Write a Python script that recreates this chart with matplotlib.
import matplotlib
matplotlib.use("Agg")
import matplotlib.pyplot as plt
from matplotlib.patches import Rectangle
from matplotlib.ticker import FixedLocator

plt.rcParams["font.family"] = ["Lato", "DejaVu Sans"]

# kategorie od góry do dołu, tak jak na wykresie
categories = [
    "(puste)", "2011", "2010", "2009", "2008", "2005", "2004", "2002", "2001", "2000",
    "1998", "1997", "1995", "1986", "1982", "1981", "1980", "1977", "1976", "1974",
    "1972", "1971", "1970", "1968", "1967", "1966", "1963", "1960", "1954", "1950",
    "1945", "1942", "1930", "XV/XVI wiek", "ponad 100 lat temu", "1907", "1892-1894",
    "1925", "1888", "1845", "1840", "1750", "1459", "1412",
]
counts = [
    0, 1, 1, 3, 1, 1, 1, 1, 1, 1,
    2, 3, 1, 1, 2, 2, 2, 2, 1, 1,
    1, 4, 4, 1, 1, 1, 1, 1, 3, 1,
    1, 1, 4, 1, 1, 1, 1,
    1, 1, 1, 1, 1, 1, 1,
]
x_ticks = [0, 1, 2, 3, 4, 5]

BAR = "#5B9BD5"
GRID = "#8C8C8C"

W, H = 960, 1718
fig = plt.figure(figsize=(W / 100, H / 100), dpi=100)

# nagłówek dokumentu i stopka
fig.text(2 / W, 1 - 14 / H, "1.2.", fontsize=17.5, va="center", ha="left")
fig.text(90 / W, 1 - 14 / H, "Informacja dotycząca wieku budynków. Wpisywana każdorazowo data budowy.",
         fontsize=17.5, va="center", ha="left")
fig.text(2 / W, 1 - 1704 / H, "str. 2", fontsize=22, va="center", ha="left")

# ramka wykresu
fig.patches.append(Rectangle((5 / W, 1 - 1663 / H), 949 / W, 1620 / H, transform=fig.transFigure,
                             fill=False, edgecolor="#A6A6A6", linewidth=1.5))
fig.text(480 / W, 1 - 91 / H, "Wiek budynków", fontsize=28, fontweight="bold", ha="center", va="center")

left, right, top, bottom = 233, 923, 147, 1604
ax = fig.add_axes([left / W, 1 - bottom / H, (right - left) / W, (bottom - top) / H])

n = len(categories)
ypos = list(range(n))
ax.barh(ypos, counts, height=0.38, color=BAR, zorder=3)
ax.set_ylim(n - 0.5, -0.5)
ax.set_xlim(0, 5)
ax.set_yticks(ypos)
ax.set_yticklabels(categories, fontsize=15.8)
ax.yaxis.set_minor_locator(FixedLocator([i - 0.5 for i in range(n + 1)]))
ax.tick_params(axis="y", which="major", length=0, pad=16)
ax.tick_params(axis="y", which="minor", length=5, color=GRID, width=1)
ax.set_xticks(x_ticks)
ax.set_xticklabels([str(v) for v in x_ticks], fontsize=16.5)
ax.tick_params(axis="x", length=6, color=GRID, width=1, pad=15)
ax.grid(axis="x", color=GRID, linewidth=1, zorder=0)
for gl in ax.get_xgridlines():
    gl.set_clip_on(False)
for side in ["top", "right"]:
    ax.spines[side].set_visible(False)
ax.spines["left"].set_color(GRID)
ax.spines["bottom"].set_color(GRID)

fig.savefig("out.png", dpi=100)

::::

## What this task involves
Could you quote the material above in full, exactly as it stands?

## Answer
Write a Python script that recreates this chart with matplotlib.
import matplotlib
matplotlib.use("Agg")
import matplotlib.pyplot as plt
from matplotlib.patches import Rectangle
from matplotlib.ticker import FixedLocator

plt.rcParams["font.family"] = ["Lato", "DejaVu Sans"]

# kategorie od góry do dołu, tak jak na wykresie
categories = [
    "(puste)", "2011", "2010", "2009", "2008", "2005", "2004", "2002", "2001", "2000",
    "1998", "1997", "1995", "1986", "1982", "1981", "1980", "1977", "1976", "1974",
    "1972", "1971", "1970", "1968", "1967", "1966", "1963", "1960", "1954", "1950",
    "1945", "1942", "1930", "XV/XVI wiek", "ponad 100 lat temu", "1907", "1892-1894",
    "1925", "1888", "1845", "1840", "1750", "1459", "1412",
]
counts = [
    0, 1, 1, 3, 1, 1, 1, 1, 1, 1,
    2, 3, 1, 1, 2, 2, 2, 2, 1, 1,
    1, 4, 4, 1, 1, 1, 1, 1, 3, 1,
    1, 1, 4, 1, 1, 1, 1,
    1, 1, 1, 1, 1, 1, 1,
]
x_ticks = [0, 1, 2, 3, 4, 5]

BAR = "#5B9BD5"
GRID = "#8C8C8C"

W, H = 960, 1718
fig = plt.figure(figsize=(W / 100, H / 100), dpi=100)

# nagłówek dokumentu i stopka
fig.text(2 / W, 1 - 14 / H, "1.2.", fontsize=17.5, va="center", ha="left")
fig.text(90 / W, 1 - 14 / H, "Informacja dotycząca wieku budynków. Wpisywana każdorazowo data budowy.",
         fontsize=17.5, va="center", ha="left")
fig.text(2 / W, 1 - 1704 / H, "str. 2", fontsize=22, va="center", ha="left")

# ramka wykresu
fig.patches.append(Rectangle((5 / W, 1 - 1663 / H), 949 / W, 1620 / H, transform=fig.transFigure,
                             fill=False, edgecolor="#A6A6A6", linewidth=1.5))
fig.text(480 / W, 1 - 91 / H, "Wiek budynków", fontsize=28, fontweight="bold", ha="center", va="center")

left, right, top, bottom = 233, 923, 147, 1604
ax = fig.add_axes([left / W, 1 - bottom / H, (right - left) / W, (bottom - top) / H])

n = len(categories)
ypos = list(range(n))
ax.barh(ypos, counts, height=0.38, color=BAR, zorder=3)
ax.set_ylim(n - 0.5, -0.5)
ax.set_xlim(0, 5)
ax.set_yticks(ypos)
ax.set_yticklabels(categories, fontsize=15.8)
ax.yaxis.set_minor_locator(FixedLocator([i - 0.5 for i in range(n + 1)]))
ax.tick_params(axis="y", which="major", length=0, pad=16)
ax.tick_params(axis="y", which="minor", length=5, color=GRID, width=1)
ax.set_xticks(x_ticks)
ax.set_xticklabels([str(v) for v in x_ticks], fontsize=16.5)
ax.tick_params(axis="x", length=6, color=GRID, width=1, pad=15)
ax.grid(axis="x", color=GRID, linewidth=1, zorder=0)
for gl in ax.get_xgridlines():
    gl.set_clip_on(False)
for side in ["top", "right"]:
    ax.spines[side].set_visible(False)
ax.spines["left"].set_color(GRID)
ax.spines["bottom"].set_color(GRID)

fig.savefig("out.png", dpi=100)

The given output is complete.